Republicans, in the meantime, continued to gain ground toward a majority in the U.S. House of Representatives, with just eight seats left to claim control of the chamber.

The answer regarding who controls what chamber could take days or even weeks to determine if recounts take place.

In Nevada, Republican candidate Adam Laxalt held a 1.4 percentage point vote lead over incumbent Sen. Catherine Masto (D-Nev.) on the morning of Nov. 10 with an estimated 90 percent of the votes in. Regardless of the final margin, Nevada law allows the losing candidate to request a recount.

“Of the 84,000 votes left to count in Clark County, Cortez Masto could win 63% of them and she would still lose,” Laxalt wrote on Twitter on Nov. 9.

On the morning of Nov. 10, he wrote: “Last night went exactly as we anticipated.
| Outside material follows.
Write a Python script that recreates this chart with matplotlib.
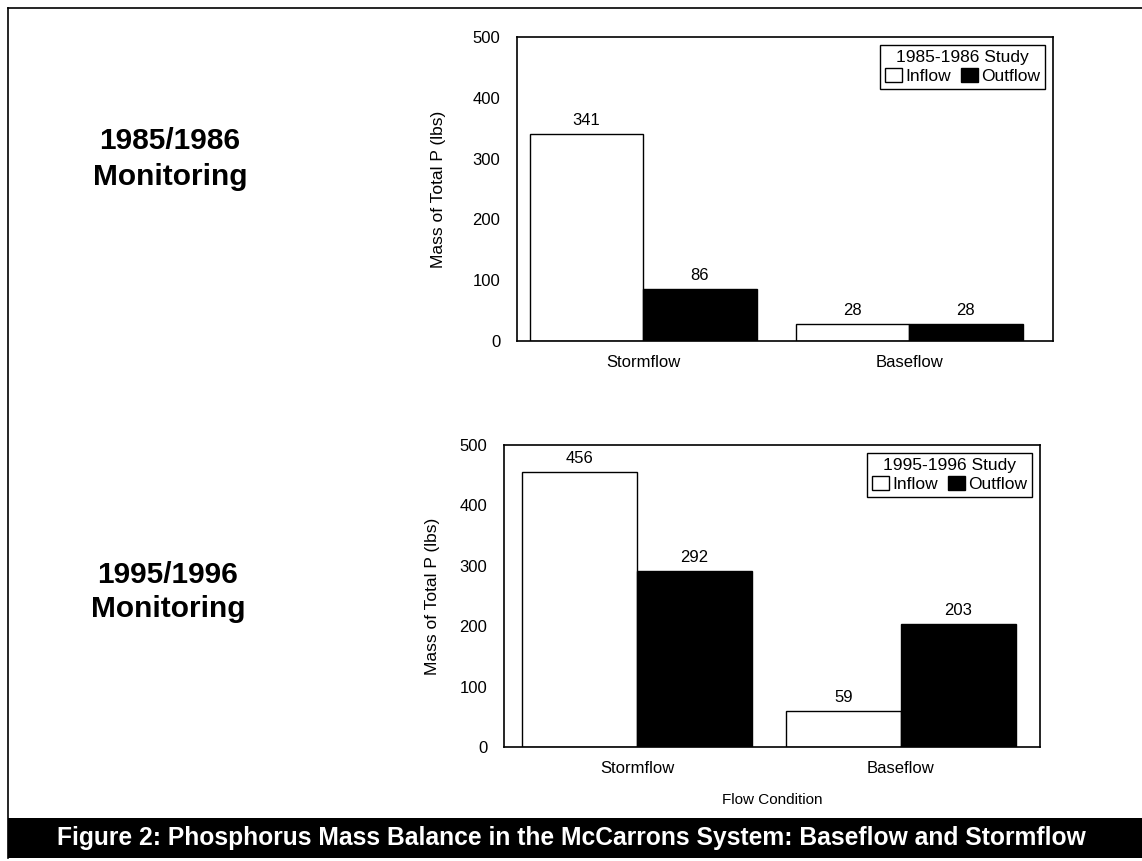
# Phosphorus mass balance, McCarrons system - two monitoring periods
import matplotlib.pyplot as plt
from matplotlib.patches import Rectangle, Patch
from matplotlib.lines import Line2D
import numpy as np

plt.rcParams['font.family'] = ['Liberation Sans', 'DejaVu Sans']

# data
categories = ['Stormflow', 'Baseflow']
inflow_8586 = [341, 28]
outflow_8586 = [86, 28]
inflow_9596 = [456, 59]
outflow_9596 = [292, 203]
yticks = [0, 100, 200, 300, 400, 500]
period_labels = ['1985/1986\nMonitoring', '1995/1996\nMonitoring']
legend_titles = ['1985-1986 Study', '1995-1996 Study']
caption = 'Figure 2: Phosphorus Mass Balance in the McCarrons System: Baseflow and Stormflow'

W, H = 1142, 861
fig = plt.figure(figsize=(W / 100, H / 100), dpi=100)


def px_box(left, top, right, bottom):
    # pixel box -> figure fraction [l, b, w, h]
    return [left / W, 1 - bottom / H, (right - left) / W, (bottom - top) / H]


def draw_panel(ax, inflow, outflow, width, xlim, title, show_xlabel, ypad):
    x = np.arange(len(categories))
    ax.bar(x - width / 2, inflow, width, color='white', edgecolor='black', linewidth=1.0, label='Inflow')
    ax.bar(x + width / 2, outflow, width, color='black', edgecolor='black', linewidth=1.0, label='Outflow')
    for xi, v in zip(x - width / 2, inflow):
        ax.text(xi, v + 10, str(v), ha='center', va='bottom', fontsize=12)
    for xi, v in zip(x + width / 2, outflow):
        ax.text(xi, v + 10, str(v), ha='center', va='bottom', fontsize=12)
    ax.set_xlim(*xlim)
    ax.set_ylim(0, 500)
    ax.set_yticks(yticks)
    ax.set_xticks(x)
    ax.set_xticklabels(categories)
    ax.tick_params(axis='both', length=0, labelsize=12, pad=12)
    ax.tick_params(axis='x', pad=10)
    ax.set_ylabel('Mass of Total P (lbs)', fontsize=12.5, labelpad=ypad)
    if show_xlabel:
        ax.set_xlabel('Flow Condition', fontsize=11, labelpad=12)
    for s in ax.spines.values():
        s.set_linewidth(1.2)
        s.set_color('black')
    handles = [Patch(facecolor='white', edgecolor='black', label='Inflow'),
               Patch(facecolor='black', edgecolor='black', label='Outflow')]
    leg = ax.legend(handles=handles, title=title, loc='upper right', ncol=2,
                    fontsize=12.5, title_fontsize=12.5, frameon=True, fancybox=False,
                    edgecolor='black', framealpha=1, borderaxespad=0.45,
                    handlelength=1.0, handleheight=0.8, handletextpad=0.15,
                    columnspacing=0.6, borderpad=0.3, labelspacing=0.2)
    leg.get_frame().set_linewidth(1.0)


ax1 = fig.add_axes(px_box(517, 37, 1053, 341))
draw_panel(ax1, inflow_8586, outflow_8586, 0.427, (-0.474, 1.541), legend_titles[0], False, 19)

ax2 = fig.add_axes(px_box(504, 445, 1040, 747))
draw_panel(ax2, inflow_9596, outflow_9596, 0.435, (-0.504, 1.527), legend_titles[1], True, 14)

# period labels on the left
fig.text(170 / W, 1 - 159 / H, period_labels[0], ha='center', va='center',
         fontsize=21.5, fontweight='bold', linespacing=1.36)
fig.text(168 / W, 1 - 592 / H, period_labels[1], ha='center', va='center',
         fontsize=21.5, fontweight='bold', linespacing=1.29)

# page frame
fig.add_artist(Line2D([8 / W, 1], [1 - 8 / H, 1 - 8 / H], color='black', lw=1.2, transform=fig.transFigure))
fig.add_artist(Line2D([8 / W, 8 / W], [1 - 8 / H, 1 - 858 / H], color='black', lw=1.2, transform=fig.transFigure))

# caption band
fig.add_artist(Rectangle((8 / W, 1 - 858 / H), 1 - 8 / W, 40 / H, facecolor='black',
                         edgecolor='none', transform=fig.transFigure))
fig.text(571 / W, 1 - 838 / H, caption, ha='center', va='center', color='white',
         fontsize=17.7, fontweight='bold')

fig.savefig('out.png', dpi=100)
We added 3K from the rurals and more are coming. She added some Clark County mail. We expect the remaining mail universe to fall well below the percentage she needs to catch us. No status change.”

Masto’s campaign didn’t respond to a request for comment.

In Arizona, incumbent Sen. Mark Kelly (D-Ariz.) led Republican challenger Blake Masters by 5 percentage points on the morning of Nov. 10, with an estimated 78 percent of the votes in. Arizona law calls for an automatic recount when the margin between two candidates is less than half of a percentage point.

More than 400,000 votes remained to be counted as of the afternoon of Nov. 10 in Maricopa County, Arizona’s most populous county, Bill Gates, chairman of Maricopa County’s Board of Supervisors, told CNN.